Who benefits from your solution? Is it a well-served population, who gets to choose yours from a pool of alternatives, or is it an underserved population, for whom, options are narrower? The Social Impact Bond Projeto Família is an intervention that works with children at risk, and their families, to prevent unnecessary foster-care placement. These children are an especially vulnerable population for whom there are not many support options, given the complexity of the problem at hands and the lack of monetisable ways to address it. Projeto Família works exclusively with underserved populations.

3. HOW MUCH?

Break down this question into parts: scale, depth, and duration. Simple enough: how broadly can the solution expand, in solving the problem? To which degree is it solving it? How long does change last? Impact enablers tend to focus too much on depth. Sometimes, a marginal scale that lasts through time, in the case of complex problems, is just as good of a way to strike against. Goodbag is a startup from the first cohort of Maze-X, our pan-European impact startup accelerator. The team developed a smart reusable shopping bag that connects the customer’s phone and rewards them with exclusive discounts while allowing users to plant trees every time they bring their bag. Even though it would be difficult to solve the plastic problem by using only a reusable bag, Goodbag’s scale potential can certainly make a dent in the problem.

4. CONTRIBUTION?

Tough one. It means assessing how the impact achieved compares with what would have happened anyway. In an ideal world, it would mean experimental or quasi-experimental research conducted to verify that the solution is, in fact, the reason why the problem is getting solved.
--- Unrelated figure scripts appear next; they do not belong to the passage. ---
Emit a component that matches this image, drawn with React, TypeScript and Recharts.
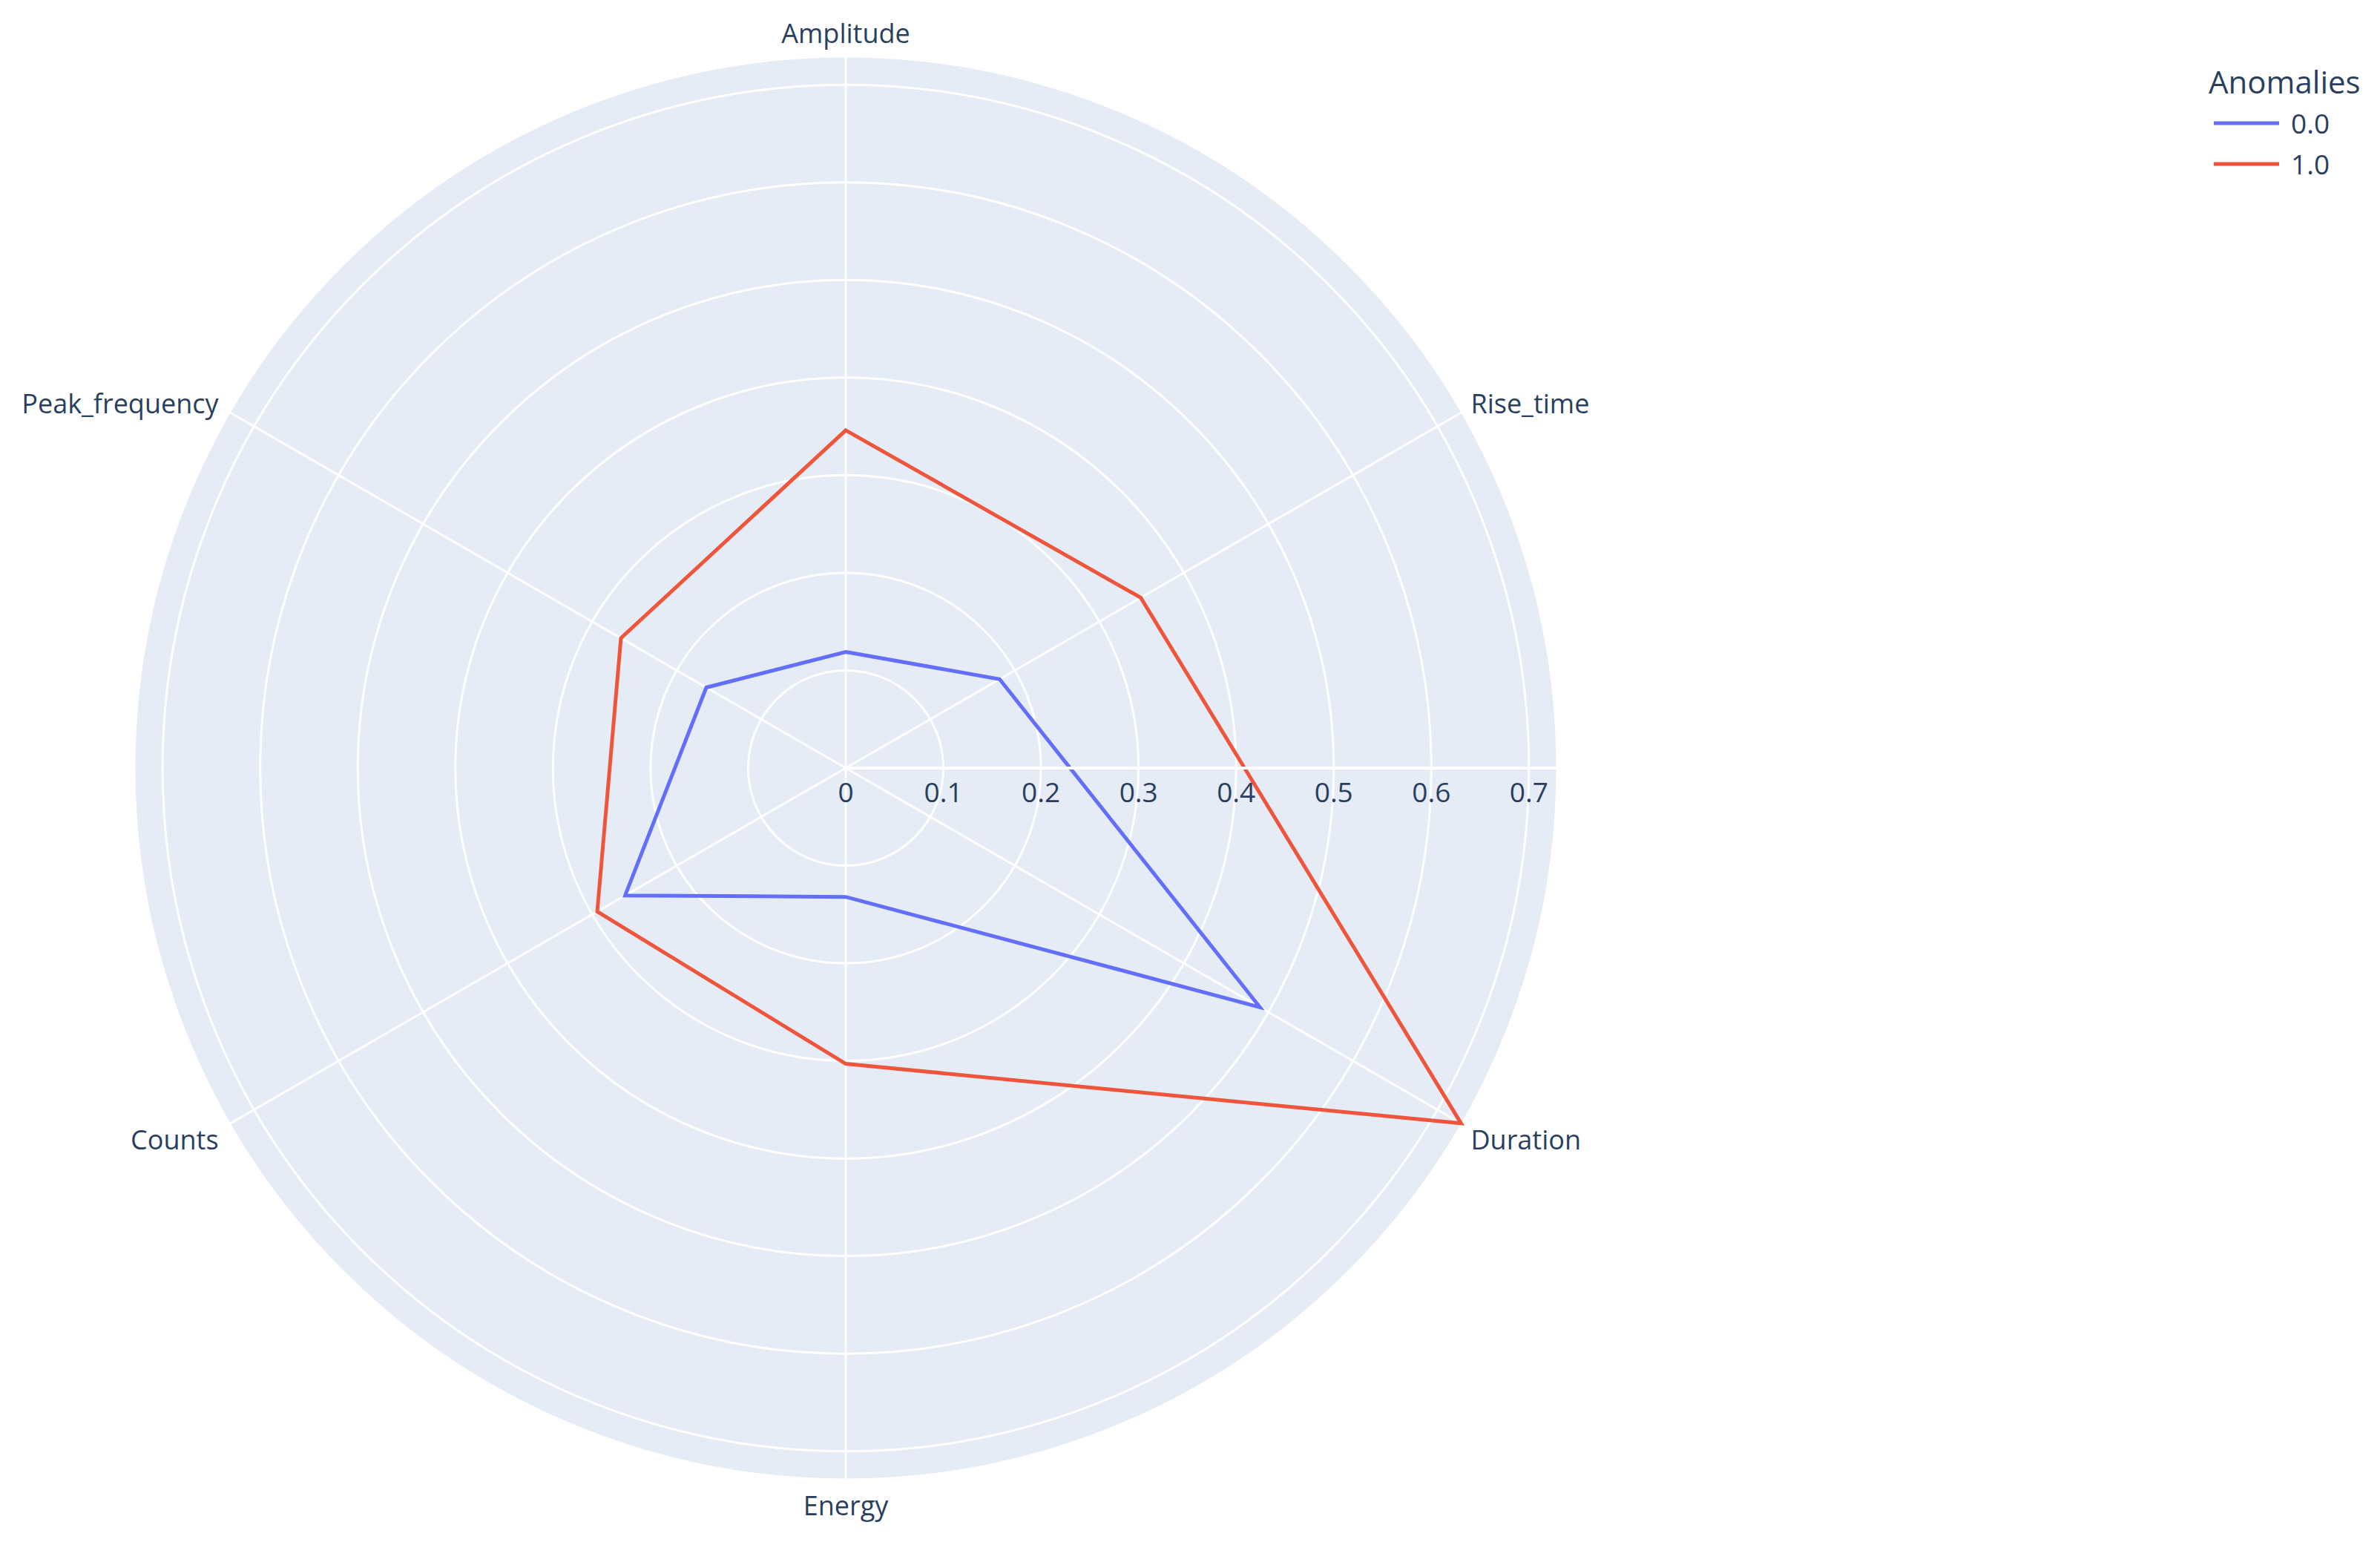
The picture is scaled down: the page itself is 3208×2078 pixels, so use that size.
import React from 'react';
import {
  RadarChart,
  Radar,
  PolarGrid,
  PolarAngleAxis,
  PolarRadiusAxis,
  Legend,
} from 'recharts';

// categories around the circle, clockwise from the top
const features = ['Amplitude', 'Rise_time', 'Duration', 'Energy', 'Counts', 'Peak_frequency'];

// mean values per anomaly class
const normalValues = [0.119, 0.182, 0.49, 0.132, 0.261, 0.165];
const anomalyValues = [0.346, 0.349, 0.728, 0.303, 0.294, 0.266];

const radiusTicks = [0, 0.1, 0.2, 0.3, 0.4, 0.5, 0.6, 0.7];
const radiusMax = 0.729; // visible edge of the polar area

const seriesNames = ['0.0', '1.0'];
const legendTitle = 'Anomalies';

const W = 3208;
const H = 2078;
const CX = 1140;
const CY = 1035;
const R = 959; // pixel radius of the polar area

// the radius axis here runs over [0, 1], so the chart radius is stretched
// so that radiusMax lands on R
const chartRadius = R / radiusMax;

const TEXT = '#2a3f5f';
const FONT = '"Open Sans", "Noto Sans", sans-serif';
const COLORS = ['#636efa', '#EF553B'];

const data = features.map((f, i) => ({
  feature: f,
  normal: normalValues[i],
  anomaly: anomalyValues[i],
}));

function AngleTick(props: any) {
  const { x, y, payload } = props;
  const len = Math.hypot(x - CX, y - CY) || 1;
  const bx = CX + ((x - CX) / len) * (R + 8);
  const by = CY + ((y - CY) / len) * (R + 8);
  const dx = bx - CX;
  const dy = by - CY;
  let tx = bx;
  let ty = by;
  let anchor: 'start' | 'middle' | 'end' = 'middle';
  if (Math.abs(dx) < 2) {
    ty = dy < 0 ? by - 24 : by + 26;
  } else {
    anchor = dx > 0 ? 'start' : 'end';
    tx = dx > 0 ? bx + 5 : bx - 8;
    ty = dy < 0 ? by - 8 : by + 17;
  }
  return (
    <text
      x={tx}
      y={ty}
      textAnchor={anchor}
      dominantBaseline="central"
      fill={TEXT}
      fontSize={36}
      fontFamily={FONT}
    >
      {payload.value}
    </text>
  );
}

function RadiusTick(props: any) {
  const { x, y, payload } = props;
  if (!radiusTicks.includes(payload.value)) return <g />;
  return (
    <text
      x={x}
      y={y + 31}
      textAnchor="middle"
      dominantBaseline="central"
      fill={TEXT}
      fontSize={37}
      fontFamily={FONT}
    >
      {payload.value}
    </text>
  );
}

function LegendBox(props: any) {
  const items = props.payload || [];
  return (
    <div style={{ fontFamily: FONT, color: TEXT, position: 'relative', width: 230, height: 170 }}>
      <div style={{ position: 'absolute', left: 0, top: 0, fontSize: 42, lineHeight: '56px', whiteSpace: 'nowrap' }}>
        {legendTitle}
      </div>
      {items.map((it: any, i: number) => (
        <div
          key={it.value}
          style={{ position: 'absolute', left: 0, top: 64 + i * 55, height: 40, width: 230 }}
        >
          <svg width={100} height={40} style={{ position: 'absolute', left: 0, top: 0 }}>
            <line x1={7} y1={20} x2={95} y2={20} stroke={it.color} strokeWidth={5} />
          </svg>
          <span
            style={{
              position: 'absolute',
              left: 111,
              top: 0,
              fontSize: 37,
              lineHeight: '40px',
              whiteSpace: 'nowrap',
            }}
          >
            {it.value}
          </span>
        </div>
      ))}
    </div>
  );
}

export default function App() {
  return (
    <div style={{ position: 'absolute', left: 0, top: 0, width: W, height: H, background: '#fff' }}>
      <div
        style={{
          position: 'absolute',
          left: CX - R,
          top: CY - R,
          width: 2 * R,
          height: 2 * R,
          borderRadius: '50%',
          background: '#E5ECF6',
        }}
      />
      <div style={{ position: 'absolute', left: 0, top: 0 }}>
        <RadarChart
          width={W}
          height={H}
          data={data}
          cx={CX}
          cy={CY}
          outerRadius={chartRadius}
          startAngle={90}
          endAngle={-270}
          margin={{ top: 0, right: 0, bottom: 0, left: 0 }}
        >
          <PolarGrid gridType="circle" stroke="#ffffff" strokeWidth={3} outerRadius={R} />
          <PolarAngleAxis
            dataKey="feature"
            tick={<AngleTick />}
            tickLine={false}
            axisLine={false}
          />
          <PolarRadiusAxis
            angle={0}
            domain={[0, 1]}
            ticks={[...radiusTicks, radiusMax]}
            tick={<RadiusTick />}
            tickLine={false}
            axisLine={{ stroke: '#ffffff', strokeWidth: 4 }}
          />
          <Radar
            name={seriesNames[0]}
            dataKey="normal"
            stroke={COLORS[0]}
            strokeWidth={5}
            fill="none"
            fillOpacity={0}
            isAnimationActive={false}
          />
          <Radar
            name={seriesNames[1]}
            dataKey="anomaly"
            stroke={COLORS[1]}
            strokeWidth={5}
            fill="none"
            fillOpacity={0}
            isAnimationActive={false}
          />
          <Legend
            content={<LegendBox />}
            wrapperStyle={{ position: 'absolute', left: 2977, top: 82, width: 230 }}
          />
        </RadarChart>
      </div>
    </div>
  );
}
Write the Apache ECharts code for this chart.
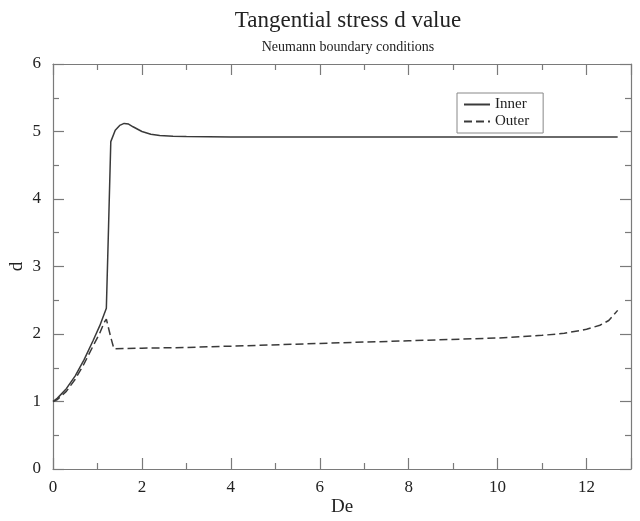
<!DOCTYPE html>
<html><head><meta charset="utf-8">
<script src="https://cdn.jsdelivr.net/npm/echarts@6/dist/echarts.min.js"></script>
<style>html,body{margin:0;padding:0;background:#fff}#c{width:640px;height:521px}</style>
</head><body><div id="c"></div>
<script>
const innerX = [0,0.1,0.3,0.5,0.7,0.9,1.05,1.2,1.25,1.3,1.4,1.5,1.6,1.7,1.8,2.0,2.2,2.4,2.7,3.0,4.0,6,8,10,12,12.7];
const innerY = [1.0,1.05,1.19,1.38,1.62,1.9,2.12,2.38,3.6,4.85,5.02,5.09,5.12,5.11,5.07,5.0,4.96,4.94,4.93,4.925,4.92,4.92,4.92,4.92,4.92,4.92];
const outerX = [0,0.1,0.3,0.5,0.7,0.9,1.05,1.15,1.2,1.3,1.37,2,3,4,6,8,10,11,11.5,12,12.3,12.5,12.7];
const outerY = [1.0,1.03,1.15,1.33,1.56,1.82,2.01,2.17,2.22,1.95,1.78,1.79,1.80,1.82,1.86,1.90,1.94,1.98,2.01,2.07,2.13,2.2,2.35];
const titleText = "Tangential stress d value";
const subtitleText = "Neumann boundary conditions";
const seriesNames = ["Inner","Outer"];
const xName = "De", yName = "d";

const font = "Liberation Serif";
const axisCol = "#7a7a7a";
const lineCol = "#3a3a3a";
const chart = echarts.init(document.getElementById('c'));
function ax(extra){
  return Object.assign({
    type:'value',
    axisLine:{show:true,onZero:false,lineStyle:{color:axisCol,width:1.2}},
    axisTick:{show:true,inside:true,length:11,lineStyle:{color:axisCol,width:1.2}},
    minorTick:{show:true,splitNumber:2,length:6,lineStyle:{color:axisCol,width:1.2}},
    splitLine:{show:false},
    axisLabel:{fontFamily:font,fontSize:17,color:'#222'}
  },extra);
}
chart.setOption({
  animation:false,
  title:[
    {text:titleText,left:343,top:4,textAlign:'center',textStyle:{fontFamily:font,fontSize:23,fontWeight:'normal',color:'#222'}},
    {text:subtitleText,left:343,top:35,textAlign:'center',textStyle:{fontFamily:font,fontSize:14,fontWeight:'normal',color:'#222'}}
  ],
  grid:{left:53,right:9,top:64,bottom:52,containLabel:false,outerBoundsMode:'none'},
  legend:{
    orient:'vertical',left:457,top:93,itemWidth:26,itemHeight:10,itemGap:2,
    borderColor:'#888',borderWidth:1,padding:[4,14,4,6],
    itemStyle:{opacity:0},
    textStyle:{fontFamily:font,fontSize:15,color:'#222'},
    data:seriesNames
  },
  xAxis:[
    ax({min:0,max:13,interval:2,name:xName,nameLocation:'middle',nameGap:29,nameMoveOverlap:false,
      nameTextStyle:{fontFamily:font,fontSize:19,color:'#222'},
      axisLabel:{fontFamily:font,fontSize:17,color:'#222',margin:10,
        formatter:v=>v>12?'':String(v)}}),
    ax({min:0,max:13,interval:2,position:'top',axisLabel:{show:false}})
  ],
  yAxis:[
    ax({min:0,max:6,interval:1,name:yName,nameLocation:'middle',nameGap:26,nameMoveOverlap:false,
      nameTextStyle:{fontFamily:font,fontSize:19,color:'#222'},
      axisLabel:{fontFamily:font,fontSize:17,color:'#222',margin:12}}),
    ax({min:0,max:6,interval:1,position:'right',axisLabel:{show:false}})
  ],
  series:[
    {name:seriesNames[0],type:'line',symbol:'none',smooth:false,
      data:innerX.map((x,i)=>[x,innerY[i]]),
      lineStyle:{color:lineCol,width:1.5},itemStyle:{color:lineCol}},
    {name:seriesNames[1],type:'line',symbol:'none',smooth:false,
      data:outerX.map((x,i)=>[x,outerY[i]]),
      lineStyle:{color:lineCol,width:1.5,type:[8,4]},itemStyle:{color:lineCol}}
  ]
});
</script></body></html>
However, such studies represent a bureaucratic and cost burden that is difficult for most enterprises to justify and, as such, we must settle for the limits of reasonability. Relying on being reasonable, can be tricky if the incentives push us towards assuming that our answer is the reason why the puzzle is being solved. Even so, it is often the case that solutions are designed in a simple enough way, to anger an economist, by making correlation mean the same as causality. Take the example of the Academia de Código Social Impact Bond. Academia de Código is a startup that works with unemployed people and teaches them to code, over the course of 14 weeks. So far, more than half of the students that took part in the Social Impact Bond have entered the job market, working primarily as coders. We have not conducted a randomised controlled trial, but it seems reasonable to assume Academia de Código’s significant contribution in changing these people’s professional path.

5. RISK?

Tougher one. It is essential to measure a project’s risk pulse: understand possible negative externalities, the efficiency of the solution, the alignment of the incentives, and all other potential caveats. Since taking risk is necessary to change the status quo, we may find ourselves lured into risk-taking, without properly contemplating the consequences. Risk is good, but not always. Uncertainty is risk: what you do not know, you cannot mitigate against.

When framing an assessment using these five questions, the process of screening for projects is more accessible. The goal, rather than determining whether my impact is bigger than yours, is to be conscious of our decision-making process and set informed targets for the future.

Finally, the third issue: the path forward. The discussion on the future of impact investing usually flirts with the desire to make things comparable. Although standardisation is important, it cannot be the holy grail. More often than not, complex problems require a box of tools, where different solutions, addressing different stakeholders and targeting different geographies, strike against the same challenges.

That is why the value of the IMP lies in understanding more deeply how solutions are designed, rather than ranking them against each other.